Don’t blame us if you haven’t heard about this change. We’ve been talking about it virtually nonstop in the past year. In July we discussed a report issued by the consulting firm Celent, entitled, “Cost Basis Reporting: Where Are We Now?,” that detailed many concerns. ("Clearing Up Cost-Basis Confusion,” Barron’s, July 11.) The Celent report warned that “…firms are likely to experience an influx of inquiries from clients. Questions may include why some security types are showing [up], but others are not (as a result of later compliance dates for different securities).” Routh expects that brokers’ phone lines will be jammed on Feb. 15 when all those investors who have not been paying attention to the new rules are suddenly confronted with new forms.

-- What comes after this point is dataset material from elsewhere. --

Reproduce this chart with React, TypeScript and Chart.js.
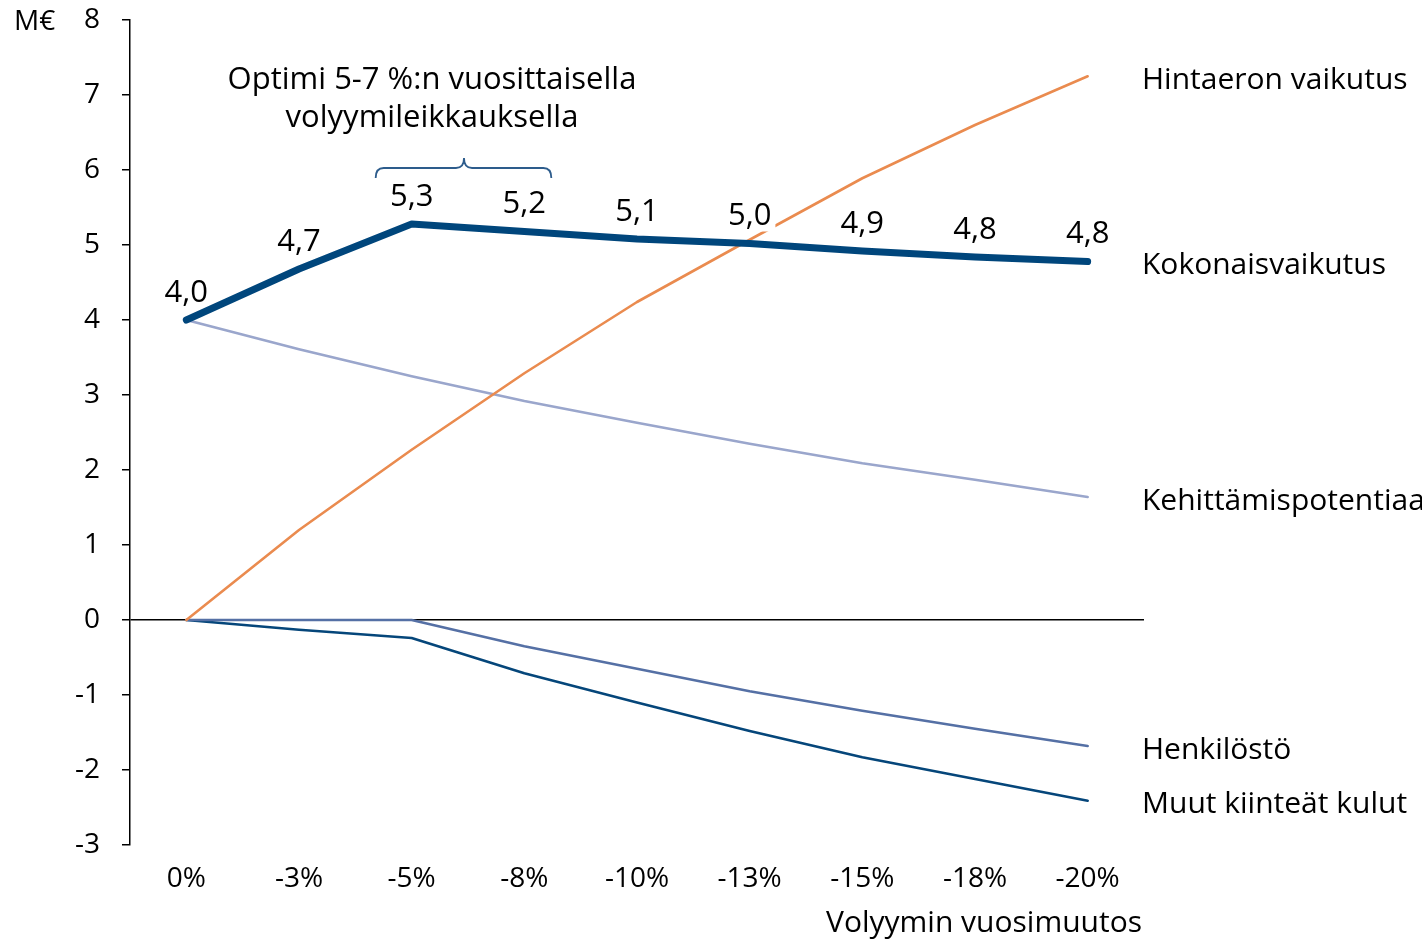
import React, { useEffect, useRef } from "react";
import { Chart, registerables } from "chart.js";

Chart.register(...registerables);

// Annual volume change scenarios
const categories = ["0%", "-3%", "-5%", "-8%", "-10%", "-13%", "-15%", "-18%", "-20%"];

// Effects in M€
const kokonaisvaikutus = [4.0, 4.68, 5.28, 5.18, 5.08, 5.02, 4.92, 4.84, 4.78];
const hintaeronVaikutus = [0, 1.2, 2.27, 3.29, 4.24, 5.07, 5.89, 6.6, 7.25];
const kehittamispotentiaali = [4.0, 3.61, 3.25, 2.92, 2.63, 2.35, 2.09, 1.87, 1.64];
const henkilosto = [0, 0, 0, -0.35, -0.65, -0.95, -1.21, -1.45, -1.68];
const muutKiinteatKulut = [0, -0.13, -0.24, -0.71, -1.1, -1.48, -1.83, -2.12, -2.41];

const seriesNames = [
  "Kokonaisvaikutus",
  "Hintaeron vaikutus",
  "Kehittämispotentiaali",
  "Henkilöstö",
  "Muut kiinteät kulut",
];

const yMin = -3;
const yMax = 8;

const FONT = '"Open Sans", "Noto Sans", sans-serif';
const FS_TICK = 28;
const FS_TEXT = 31;
const FS_NAME = 30;

const COLORS = {
  total: "#00467c",
  price: "#ea8b4f",
  potential: "#9aa6cc",
  staff: "#5570a5",
  other: "#05467a",
  brace: "#2d5c8c",
};

const fmt = (v: number) => v.toFixed(1).replace(".", ",");

const overlayPlugin = {
  id: "overlayText",
  // value labels sit on white boxes above the thinner lines, under the total line
  beforeDatasetDraw(chart: any, args: any) {
    if (args.index !== 0) return;
    const { ctx } = chart;
    const xs = chart.scales.x;
    const ys = chart.scales.y;
    ctx.save();
    ctx.font = `${FS_TEXT}px ${FONT}`;
    ctx.textAlign = "center";
    ctx.textBaseline = "middle";
    kokonaisvaikutus.forEach((v, i) => {
      const px = xs.getPixelForValue(i);
      const py = ys.getPixelForValue(v) - 27;
      const t = fmt(v);
      const w = ctx.measureText(t).width;
      ctx.fillStyle = "#fff";
      ctx.fillRect(px - w / 2 - 4, py - 15, w + 8, 30);
      ctx.fillStyle = "#000";
      ctx.fillText(t, px, py);
    });
    ctx.restore();
  },
  afterDatasetsDraw(chart: any) {
    const { ctx, chartArea } = chart;
    const xs = chart.scales.x;
    const ys = chart.scales.y;
    ctx.save();
    ctx.font = `${FS_TEXT}px ${FONT}`;
    ctx.fillStyle = "#000";
    ctx.textBaseline = "middle";

    // optimum note and brace
    const x1 = xs.getPixelForValue(2);
    const x2 = xs.getPixelForValue(3);
    const mid = (x1 + x2) / 2 - 4;
    ctx.textAlign = "center";
    ctx.fillText("Optimi 5-7 %:n vuosittaisella", mid - 32, 80);
    ctx.fillText("volyymileikkauksella", mid - 32, 118);

    const bl = x1 - 36;
    const br = x2 + 27;
    const by = 168;
    ctx.strokeStyle = COLORS.brace;
    ctx.lineWidth = 1.8;
    ctx.beginPath();
    ctx.moveTo(bl, by + 10);
    ctx.quadraticCurveTo(bl, by, bl + 8, by);
    ctx.lineTo(mid - 8, by);
    ctx.quadraticCurveTo(mid, by, mid, by - 10);
    ctx.quadraticCurveTo(mid, by, mid + 8, by);
    ctx.lineTo(br - 8, by);
    ctx.quadraticCurveTo(br, by, br, by + 10);
    ctx.stroke();

    // series names at the right end of each line
    const lasts = [kokonaisvaikutus, hintaeronVaikutus, kehittamispotentiaali, henkilosto, muutKiinteatKulut];
    ctx.font = `${FS_NAME}px ${FONT}`;
    ctx.textAlign = "left";
    lasts.forEach((arr, k) => {
      const py = ys.getPixelForValue(arr[arr.length - 1]) + 4;
      ctx.fillText(seriesNames[k], chartArea.right - 2, py);
    });

    // x axis title
    ctx.textAlign = "right";
    ctx.fillText("Volyymin vuosimuutos", chartArea.right - 2, 923);

    // unit
    ctx.font = `${FS_TICK}px ${FONT}`;
    ctx.textAlign = "left";
    ctx.fillText("M€", 14, 22);
    ctx.restore();
  },
};

export default function App() {
  const ref = useRef<HTMLCanvasElement | null>(null);

  useEffect(() => {
    if (!ref.current) return;
    const line = (label: string, data: number[], color: string, width: number) => ({
      label,
      data,
      borderColor: color,
      backgroundColor: color,
      borderWidth: width,
      pointRadius: 0,
      tension: 0,
      fill: false,
      borderCapStyle: "round" as const,
      borderJoinStyle: "round" as const,
    });

    const chart = new Chart(ref.current, {
      type: "line",
      data: {
        labels: categories,
        datasets: [
          line(seriesNames[0], kokonaisvaikutus, COLORS.total, 7),
          line(seriesNames[1], hintaeronVaikutus, COLORS.price, 2.6),
          line(seriesNames[2], kehittamispotentiaali, COLORS.potential, 2.6),
          line(seriesNames[3], henkilosto, COLORS.staff, 2.6),
          line(seriesNames[4], muutKiinteatKulut, COLORS.other, 2.6),
        ],
      },
      options: {
        responsive: false,
        animation: false,
        layout: { padding: { left: 0, top: 20, right: 278, bottom: 0 } },
        plugins: {
          legend: { display: false },
          tooltip: { enabled: false },
        },
        scales: {
          x: {
            type: "category",
            offset: true,
            grid: { display: false, drawTicks: false },
            border: { display: false },
            ticks: {
              color: "#000",
              padding: 17,
              maxRotation: 0,
              autoSkip: false,
              font: { family: FONT, size: FS_TICK },
            },
            afterFit: (s: any) => {
              s.height = 95;
              s.paddingLeft = 0;
              s.paddingRight = 0;
            },
          },
          y: {
            min: yMin,
            max: yMax,
            ticks: {
              stepSize: 1,
              color: "#000",
              padding: 22,
              font: { family: FONT, size: FS_TICK },
            },
            grid: {
              drawOnChartArea: true,
              drawTicks: true,
              tickLength: 8,
              lineWidth: 1.5,
              tickColor: "#000",
              color: (c: any) => (c.tick && c.tick.value === 0 ? "#000" : "rgba(0,0,0,0)"),
            },
            border: { display: true, color: "#000", width: 1.5 },
            afterFit: (s: any) => {
              s.width = 130;
              s.paddingTop = 0;
              s.paddingBottom = 0;
            },
          },
        },
      },
      plugins: [overlayPlugin],
    });
    return () => chart.destroy();
  }, []);

  return (
    <div style={{ position: "fixed", left: 0, top: 0, width: 1422, height: 940, background: "#fff" }}>
      <canvas ref={ref} width={1422} height={940} style={{ display: "block" }} />
    </div>
  );
}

Routh also is concerned that many brokers will have to issue corrected 1099-Bs because of wash sales. A wash sale occurs when a trader sells a stock at a loss, then buys it back within 30 days; you can’t write the loss off under that scenario. If an investor sells a stock in late December for a loss, then buys it back again before 30 days have passed, it’s highly likely that the 1099-B form that must be received by Feb. 15 will be incorrect. You can avoid this problem by delaying the repurchase of a stock you sold for a loss in December until you’re outside the wash-sale window, a 61-day period including the date of the trade plus the 30 days before and after.

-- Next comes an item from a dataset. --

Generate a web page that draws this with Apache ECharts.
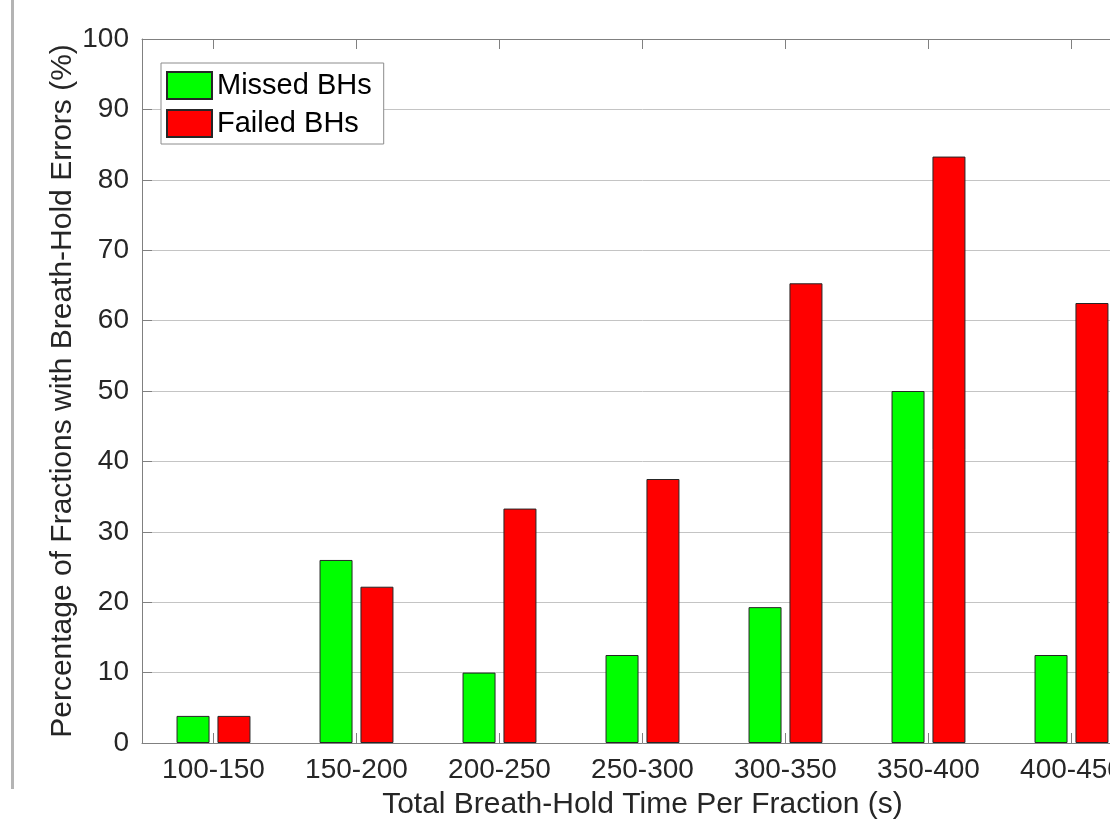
<!DOCTYPE html>
<html>
<head>
<meta charset="utf-8">
<script src="https://cdn.jsdelivr.net/npm/echarts@6/dist/echarts.min.js"></script>
<style>
html, body { margin: 0; padding: 0; background: #fff; overflow: hidden; }
#chart { width: 1160px; height: 819px; }
</style>
</head>
<body>
<div id="chart"></div>
<script>
var categories = ['100-150', '150-200', '200-250', '250-300', '300-350', '350-400', '400-450'];
var missedBHs = [3.85, 26.0, 10.0, 12.5, 19.3, 50.0, 12.5];
var failedBHs = [3.85, 22.2, 33.3, 37.5, 65.3, 83.3, 62.5];
var yTicks = { min: 0, max: 100, step: 10 };

var font = "'Liberation Sans', Arial, Helvetica, sans-serif";
var axisGray = '#808080';

var myChart = echarts.init(document.getElementById('chart'));
var option = {
    animation: false,
    backgroundColor: '#fff',
    textStyle: { fontFamily: font },
    graphic: [{
        type: 'rect',
        shape: { x: 11, y: 0, width: 3, height: 789 },
        style: { fill: '#b4b4b4' }
    }],
    legend: {
        orient: 'vertical',
        left: 161,
        top: 63,
        padding: [8, 12, 6, 5],
        icon: 'rect',
        itemWidth: 45,
        itemHeight: 27,
        itemGap: 9,
        borderColor: '#8c8c8c',
        borderWidth: 1,
        backgroundColor: '#fff',
        textStyle: { fontSize: 29, color: '#000', fontFamily: font, lineHeight: 27 },
        data: ['Missed BHs', 'Failed BHs']
    },
    grid: { left: 142, top: 39, width: 1001, height: 704, outerBoundsMode: 'none', containLabel: false },
    xAxis: [
        {
            type: 'category',
            data: categories,
            name: 'Total Breath-Hold Time Per Fraction (s)',
            nameLocation: 'middle',
            nameGap: 47,
            nameMoveOverlap: false,
            nameTextStyle: { fontSize: 30, color: '#262626', fontFamily: font },
            axisLine: { lineStyle: { color: axisGray, width: 1 } },
            axisTick: { show: true, inside: true, alignWithLabel: true, length: 10, lineStyle: { color: axisGray } },
            axisLabel: { fontSize: 28, color: '#262626', margin: 13, fontFamily: font },
            splitLine: { show: false }
        },
        {
            type: 'category',
            position: 'top',
            data: categories,
            axisLine: { lineStyle: { color: axisGray, width: 1 } },
            axisTick: { show: true, inside: true, alignWithLabel: true, length: 10, lineStyle: { color: axisGray } },
            axisLabel: { show: false },
            splitLine: { show: false }
        }
    ],
    yAxis: {
        type: 'value',
        min: yTicks.min,
        max: yTicks.max,
        interval: yTicks.step,
        name: 'Percentage of Fractions with Breath-Hold Errors (%)',
        nameLocation: 'middle',
        nameGap: 64,
        nameMoveOverlap: false,
        nameTextStyle: { fontSize: 30, color: '#262626', fontFamily: font },
        axisLine: { show: true, lineStyle: { color: axisGray, width: 1 } },
        axisTick: { show: true, inside: true, length: 10, lineStyle: { color: axisGray } },
        axisLabel: { fontSize: 28, color: '#262626', margin: 13, fontFamily: font },
        splitLine: { show: true, lineStyle: { color: '#c4c4c4', width: 1 } }
    },
    series: [
        {
            name: 'Missed BHs',
            type: 'bar',
            data: missedBHs,
            barWidth: 33,
            barGap: '24%',
            itemStyle: { color: '#00ff00', borderColor: '#262626', borderWidth: 1 }
        },
        {
            name: 'Failed BHs',
            type: 'bar',
            data: failedBHs,
            barWidth: 33,
            barGap: '24%',
            itemStyle: { color: '#ff0000', borderColor: '#262626', borderWidth: 1 }
        }
    ]
};
myChart.setOption(option);
</script>
</body>
</html>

Because the cost-basis reporting requirements are being phased in over several years, Routh believes it will be five years before the process becomes smooth. In 2012 brokers will have to report cost-basis data for mutual funds, while the 2013 tax year will bring options and fixed-income transactions into the mix. Routh says, “At that point, who knows? The IRS may think of something else to add.”

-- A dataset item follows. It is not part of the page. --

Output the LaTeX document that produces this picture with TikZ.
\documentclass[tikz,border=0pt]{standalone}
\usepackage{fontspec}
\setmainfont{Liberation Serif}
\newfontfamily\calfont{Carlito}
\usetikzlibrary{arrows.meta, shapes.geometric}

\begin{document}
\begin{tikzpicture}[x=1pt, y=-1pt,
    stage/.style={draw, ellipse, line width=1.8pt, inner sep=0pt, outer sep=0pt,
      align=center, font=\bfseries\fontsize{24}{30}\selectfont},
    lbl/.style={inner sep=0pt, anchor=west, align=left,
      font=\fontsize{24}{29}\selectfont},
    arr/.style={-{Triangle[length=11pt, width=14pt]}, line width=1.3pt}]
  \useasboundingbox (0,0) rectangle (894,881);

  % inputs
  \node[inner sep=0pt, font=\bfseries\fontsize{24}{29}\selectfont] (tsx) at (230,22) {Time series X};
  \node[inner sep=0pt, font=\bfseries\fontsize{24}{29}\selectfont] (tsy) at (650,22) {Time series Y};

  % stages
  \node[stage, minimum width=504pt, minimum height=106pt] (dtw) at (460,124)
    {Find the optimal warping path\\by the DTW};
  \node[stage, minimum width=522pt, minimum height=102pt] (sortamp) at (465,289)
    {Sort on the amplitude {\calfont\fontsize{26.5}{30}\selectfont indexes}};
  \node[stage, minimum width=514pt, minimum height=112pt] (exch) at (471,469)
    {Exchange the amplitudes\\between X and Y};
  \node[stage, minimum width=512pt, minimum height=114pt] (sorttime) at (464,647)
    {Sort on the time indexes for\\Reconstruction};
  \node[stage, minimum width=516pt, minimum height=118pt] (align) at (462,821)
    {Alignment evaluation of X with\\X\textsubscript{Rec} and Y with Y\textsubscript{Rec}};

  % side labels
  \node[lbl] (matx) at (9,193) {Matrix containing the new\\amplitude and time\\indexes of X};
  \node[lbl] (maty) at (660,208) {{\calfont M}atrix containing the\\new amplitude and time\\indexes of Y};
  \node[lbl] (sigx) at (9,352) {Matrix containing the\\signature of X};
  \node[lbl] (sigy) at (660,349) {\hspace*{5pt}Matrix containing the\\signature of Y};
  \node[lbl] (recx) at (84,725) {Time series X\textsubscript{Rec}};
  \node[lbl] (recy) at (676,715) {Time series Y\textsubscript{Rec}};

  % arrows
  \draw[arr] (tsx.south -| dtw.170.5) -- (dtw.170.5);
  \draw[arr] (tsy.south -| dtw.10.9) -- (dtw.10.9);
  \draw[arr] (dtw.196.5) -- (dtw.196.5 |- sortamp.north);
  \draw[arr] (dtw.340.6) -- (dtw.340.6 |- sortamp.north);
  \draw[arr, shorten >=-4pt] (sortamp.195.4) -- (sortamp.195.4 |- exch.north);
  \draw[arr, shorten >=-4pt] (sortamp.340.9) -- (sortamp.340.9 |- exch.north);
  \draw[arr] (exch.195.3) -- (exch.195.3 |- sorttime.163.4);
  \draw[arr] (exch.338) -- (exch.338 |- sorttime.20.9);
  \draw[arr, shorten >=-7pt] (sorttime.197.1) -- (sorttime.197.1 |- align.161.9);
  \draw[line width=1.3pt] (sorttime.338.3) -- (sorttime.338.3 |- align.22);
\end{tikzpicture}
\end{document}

GOING BEYOND THE COST-BASIS issue, Routh also shared two other year-end tax tips for traders: Avoid creating a short-term gain if you’ve only got a few days to go before a gain would be considered long-term. Any investment held for less than one year is considered a short-term investment, and is subject to your marginal tax rate rather than the 15% capital gains tax. In addition, delay a sale for a large gain from the end of December into the first week of January so that the tax bill on that gain gets pushed off into 2013.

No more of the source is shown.